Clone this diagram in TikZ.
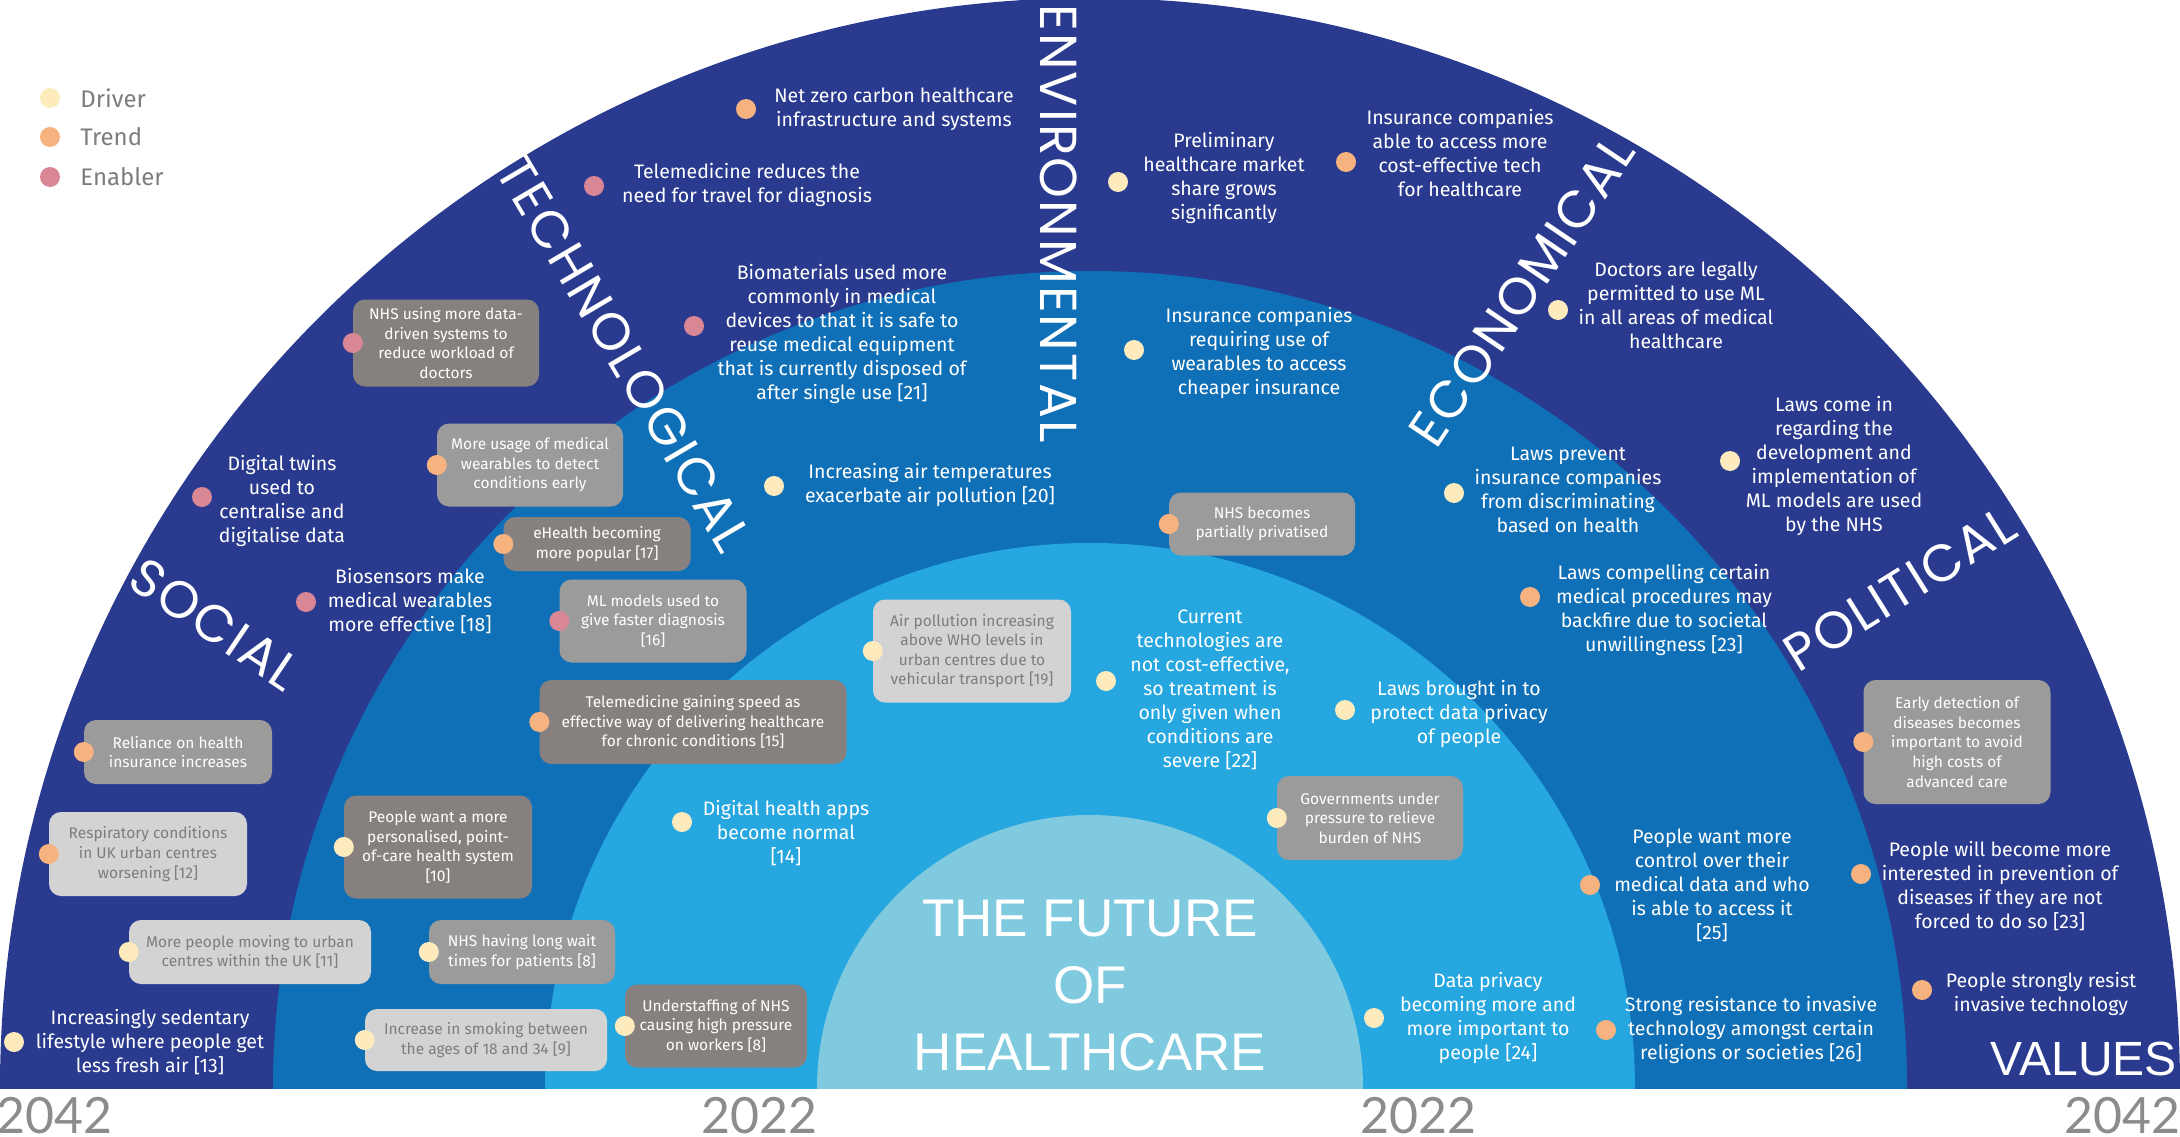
\documentclass[tikz,border=0pt]{standalone}
\usepackage{fontspec}
\setmainfont{Fira Sans}
\newfontfamily\headfont[LetterSpace=4]{Poppins}
\newfontfamily\bigfont{Liberation Sans}
\newfontfamily\yearfont{Lato}
\usetikzlibrary{positioning}
\definecolor{navy}{HTML}{2A3B8F}
\definecolor{midblue}{HTML}{1070B7}
\definecolor{skyblue}{HTML}{26A7DF}
\definecolor{paleblue}{HTML}{80CAE0}
\definecolor{drivercol}{HTML}{FDEBBE}
\definecolor{trendcol}{HTML}{F6B27F}
\definecolor{enablercol}{HTML}{DA8795}
\definecolor{boxdark}{HTML}{86817F}
\definecolor{boxmid}{HTML}{9C9B9B}
\definecolor{boxlight}{HTML}{D3D3D3}
\definecolor{muted}{HTML}{7D7D7D}
\definecolor{yeargrey}{HTML}{8C8C8C}

\begin{document}
\begin{tikzpicture}[x=1pt, y=-1pt,
    dot/.style={circle, inner sep=0pt, minimum size=20pt},
    driver/.style={dot, fill=drivercol},
    trend/.style={dot, fill=trendcol},
    enabler/.style={dot, fill=enablercol},
    txt/.style={text=white, align=center, inner sep=0pt, font=\fontsize{19.5}{24}\selectfont},
    card/.style={rounded corners=12pt, align=center, inner sep=0pt, font=\fontsize{15.5}{19.6}\selectfont},
    darkcard/.style={card, fill=boxdark, text=white},
    midcard/.style={card, fill=boxmid, text=white},
    lightcard/.style={card, fill=boxlight, text=muted},
    sector/.style={text=white, inner sep=0pt, font=\headfont\fontsize{52}{52}\selectfont},
    year/.style={text=yeargrey, inner sep=0pt, font=\yearfont\fontsize{50}{50}\selectfont}]
  \useasboundingbox (0,0) rectangle (2180,1137);

  % rings, outer to inner
  \begin{scope}
    \clip (0,0) rectangle (2180,1088);
    \fill[navy]     (1090,1088) circle[radius=1090pt];
    \fill[midblue]  (1090,1088) circle[radius=817pt];
    \fill[skyblue]  (1090,1088) circle[radius=545pt];
    \fill[paleblue] (1090,1088) circle[radius=273pt];
  \end{scope}

  % legend
  \node[driver]  (lg1) at (50,98)  {};
  \node[trend]   (lg2) at (50,137) {};
  \node[enabler] (lg3) at (50,177) {};
  \node[right=20pt of lg1, inner sep=0pt, text=muted, font=\fontsize{24}{24}\selectfont] (lgt1) {Driver};
  \node[right=20pt of lg2, inner sep=0pt, text=muted, font=\fontsize{24}{24}\selectfont] (lgt2) {Trend};
  \node[right=20pt of lg3, inner sep=0pt, text=muted, font=\fontsize{24}{24}\selectfont] (lgt3) {Enabler};

  % sector names
  \node[sector, rotate=-34]   (social)  at (215,624)  {SOCIAL};
  \node[sector, rotate=-59.5] (techno)  at (624,354)  {TECHNOLOGICAL};
  \node[sector, rotate=-90]   (enviro)  at (1059,224) {ENVIRONMENTAL};
  \node[sector, rotate=56]    (econ)    at (1522,291) {ECONOMICAL};
  \node[sector, rotate=32]    (politic) at (1900,589) {POLITICAL};
  \node[text=white, inner sep=0pt, anchor=east, font=\bigfont\fontsize{48}{48}\selectfont] (values) at (2177,1059) {VALUES};

  \node[text=white, align=center, inner sep=0pt, font=\bigfont\fontsize{53}{67}\selectfont] (title) at (1090,986) {THE FUTURE\\OF\\HEALTHCARE};

  % years
  \node[year] (y1) at (55,1116)   {2042};
  \node[year] (y2) at (759,1116)  {2022};
  \node[year] (y3) at (1418,1116) {2022};
  \node[year] (y4) at (2122,1116) {2042};

  % free text items
  \node[txt] (netzero) at (894,109) {Net zero carbon healthcare\\infrastructure and systems};
  \node[trend] (d-netzero) at (746,109) {};
  \node[txt] (telered) at (747,185) {Telemedicine reduces the\\need for travel for diagnosis};
  \node[enabler] (d-telered) at (594,186) {};
  \node[txt] (biomat) at (842,334) {Biomaterials used more\\commonly in medical\\devices to that it is safe to\\reuse medical equipment\\that is currently disposed of\\after single use [21]};
  \node[enabler] (d-biomat) at (694,326) {};
  \node[txt] (twins) at (282,501) {Digital twins\\used to\\centralise and\\digitalise data};
  \node[enabler] (d-twins) at (202,497) {};
  \node[txt] (biosens) at (410,601) {Biosensors make\\medical wearables\\more effective [18]};
  \node[enabler] (d-biosens) at (306,602) {};
  \node[txt] (airtemp) at (930,485) {Increasing air temperatures\\exacerbate air pollution [20]};
  \node[driver] (d-airtemp) at (774,486) {};
  \node[txt] (apps) at (786,833) {Digital health apps\\become normal\\{}[14]};
  \node[driver] (d-apps) at (682,822) {};
  \node[txt] (sedent) at (150,1042) {Increasingly sedentary\\lifestyle where people get\\less fresh air [13]};
  \node[driver] (d-sedent) at (14,1042) {};
  \node[txt] (prelim) at (1224,178) {Preliminary\\healthcare market\\share grows\\significantly};
  \node[driver] (d-prelim) at (1118,182) {};
  \node[txt] (insable) at (1460,153) {Insurance companies\\able to access more\\cost-effective tech\\for healthcare};
  \node[trend] (d-insable) at (1346,162) {};
  \node[txt] (insreq) at (1259,353) {Insurance companies\\requiring use of\\wearables to access\\cheaper insurance};
  \node[driver] (d-insreq) at (1134,350) {};
  \node[txt] (doctors) at (1676,305) {Doctors are legally\\permitted to use ML\\in all areas of medical\\healthcare};
  \node[driver] (d-doctors) at (1558,310) {};
  \node[txt] (lawsprev) at (1568,490) {Laws prevent\\insurance companies\\from discriminating\\based on health};
  \node[driver] (d-lawsprev) at (1454,493) {};
  \node[txt] (lawsml) at (1834,466) {Laws come in\\regarding the\\development and\\implementation of\\ML models are used\\by the NHS};
  \node[driver] (d-lawsml) at (1730,461) {};
  \node[txt] (lawscomp) at (1664,610) {Laws compelling certain\\medical procedures may\\backfire due to societal\\unwillingness [23]};
  \node[trend] (d-lawscomp) at (1530,597) {};
  \node[txt] (current) at (1210,690) {Current\\technologies are\\not cost-effective,\\so treatment is\\only given when\\conditions are\\severe [22]};
  \node[driver] (d-current) at (1106,681) {};
  \node[txt] (lawsdata) at (1459,714) {Laws brought in to\\protect data privacy\\of people};
  \node[driver] (d-lawsdata) at (1345,710) {};
  \node[txt] (privacy) at (1488,1018) {Data privacy\\becoming more and\\more important to\\people [24]};
  \node[driver] (d-privacy) at (1374,1018) {};
  \node[txt] (control) at (1712,885) {People want more\\control over their\\medical data and who\\is able to access it\\{}[25]};
  \node[trend] (d-control) at (1590,885) {};
  \node[txt] (resist) at (1751,1030) {Strong resistance to invasive\\technology amongst certain\\religions or societies [26]};
  \node[trend] (d-resist) at (1606,1030) {};
  \node[txt] (prevent) at (2000,886) {People will become more\\interested in prevention of\\diseases if they are not\\forced to do so [23]};
  \node[trend] (d-prevent) at (1861,874) {};
  \node[txt] (strong) at (2041,994) {People strongly resist\\invasive technology};
  \node[trend] (d-strong) at (1922,990) {};

  % boxed items
  \node[darkcard, minimum width=186, minimum height=87] (nhsdata) at (446,343) {NHS using more data-\\driven systems to\\reduce workload of\\doctors};
  \node[enabler] (d-nhsdata) at (nhsdata.west) {};
  \node[midcard, minimum width=186, minimum height=83] (usage) at (530,465) {More usage of medical\\wearables to detect\\conditions early};
  \node[trend] (d-usage) at (usage.west) {};
  \node[darkcard, minimum width=187, minimum height=54] (ehealth) at (597,544) {eHealth becoming\\more popular [17]};
  \node[trend] (d-ehealth) at (ehealth.west) {};
  \node[midcard, minimum width=187, minimum height=83] (mlmodels) at (653,621) {ML models used to\\give faster diagnosis\\{}[16]};
  \node[enabler] (d-mlmodels) at (mlmodels.west) {};
  \node[darkcard, minimum width=307, minimum height=84] (telegain) at (693,722) {Telemedicine gaining speed as\\effective way of delivering healthcare\\for chronic conditions [15]};
  \node[trend] (d-telegain) at (telegain.west) {};
  \node[midcard, minimum width=188, minimum height=64] (reliance) at (178,752) {Reliance on health\\insurance increases};
  \node[trend] (d-reliance) at (reliance.west) {};
  \node[lightcard, minimum width=198, minimum height=84] (resp) at (148,854) {Respiratory conditions\\in UK urban centres\\worsening [12]};
  \node[trend] (d-resp) at (resp.west) {};
  \node[darkcard, minimum width=188, minimum height=103] (personal) at (438,847) {People want a more\\personalised, point-\\of-care health system\\{}[10]};
  \node[driver] (d-personal) at (personal.west) {};
  \node[lightcard, minimum width=242, minimum height=64] (urban) at (250,952) {More people moving to urban\\centres within the UK [11]};
  \node[driver] (d-urban) at (urban.west) {};
  \node[midcard, minimum width=186, minimum height=64] (wait) at (522,952) {NHS having long wait\\times for patients [8]};
  \node[driver] (d-wait) at (wait.west) {};
  \node[lightcard, minimum width=242, minimum height=62] (smoking) at (486,1040) {Increase in smoking between\\the ages of 18 and 34 [9]};
  \node[driver] (d-smoking) at (smoking.west) {};
  \node[darkcard, minimum width=182, minimum height=83] (staff) at (716,1026) {Understaffing of NHS\\causing high pressure\\on workers [8]};
  \node[driver] (d-staff) at (staff.west) {};
  \node[lightcard, minimum width=198, minimum height=103] (airpol) at (972,651) {Air pollution increasing\\above WHO levels in\\urban centres due to\\vehicular transport [19]};
  \node[driver] (d-airpol) at (airpol.west) {};
  \node[midcard, minimum width=186, minimum height=63] (privat) at (1262,524) {NHS becomes\\partially privatised};
  \node[trend] (d-privat) at (privat.west) {};
  \node[midcard, minimum width=186, minimum height=84] (govern) at (1370,818) {Governments under\\pressure to relieve\\burden of NHS};
  \node[driver] (d-govern) at (govern.west) {};
  \node[midcard, minimum width=187, minimum height=124] (early) at (1957,742) {Early detection of\\diseases becomes\\important to avoid\\high costs of\\advanced care};
  \node[trend] (d-early) at (early.west) {};
\end{tikzpicture}
\end{document}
##########
The task:
Begin at the first line of the data above and repeat each line exactly, stopping after the line containing "(0,0) rectangle (2180,1137);". Omit the pictures.

Written response:
Clone this diagram in TikZ.
\documentclass[tikz,border=0pt]{standalone}
\usepackage{fontspec}
\setmainfont{Fira Sans}
\newfontfamily\headfont[LetterSpace=4]{Poppins}
\newfontfamily\bigfont{Liberation Sans}
\newfontfamily\yearfont{Lato}
\usetikzlibrary{positioning}
\definecolor{navy}{HTML}{2A3B8F}
\definecolor{midblue}{HTML}{1070B7}
\definecolor{skyblue}{HTML}{26A7DF}
\definecolor{paleblue}{HTML}{80CAE0}
\definecolor{drivercol}{HTML}{FDEBBE}
\definecolor{trendcol}{HTML}{F6B27F}
\definecolor{enablercol}{HTML}{DA8795}
\definecolor{boxdark}{HTML}{86817F}
\definecolor{boxmid}{HTML}{9C9B9B}
\definecolor{boxlight}{HTML}{D3D3D3}
\definecolor{muted}{HTML}{7D7D7D}
\definecolor{yeargrey}{HTML}{8C8C8C}

\begin{document}
\begin{tikzpicture}[x=1pt, y=-1pt,
    dot/.style={circle, inner sep=0pt, minimum size=20pt},
    driver/.style={dot, fill=drivercol},
    trend/.style={dot, fill=trendcol},
    enabler/.style={dot, fill=enablercol},
    txt/.style={text=white, align=center, inner sep=0pt, font=\fontsize{19.5}{24}\selectfont},
    card/.style={rounded corners=12pt, align=center, inner sep=0pt, font=\fontsize{15.5}{19.6}\selectfont},
    darkcard/.style={card, fill=boxdark, text=white},
    midcard/.style={card, fill=boxmid, text=white},
    lightcard/.style={card, fill=boxlight, text=muted},
    sector/.style={text=white, inner sep=0pt, font=\headfont\fontsize{52}{52}\selectfont},
    year/.style={text=yeargrey, inner sep=0pt, font=\yearfont\fontsize{50}{50}\selectfont}]
  \useasboundingbox (0,0) rectangle (2180,1137);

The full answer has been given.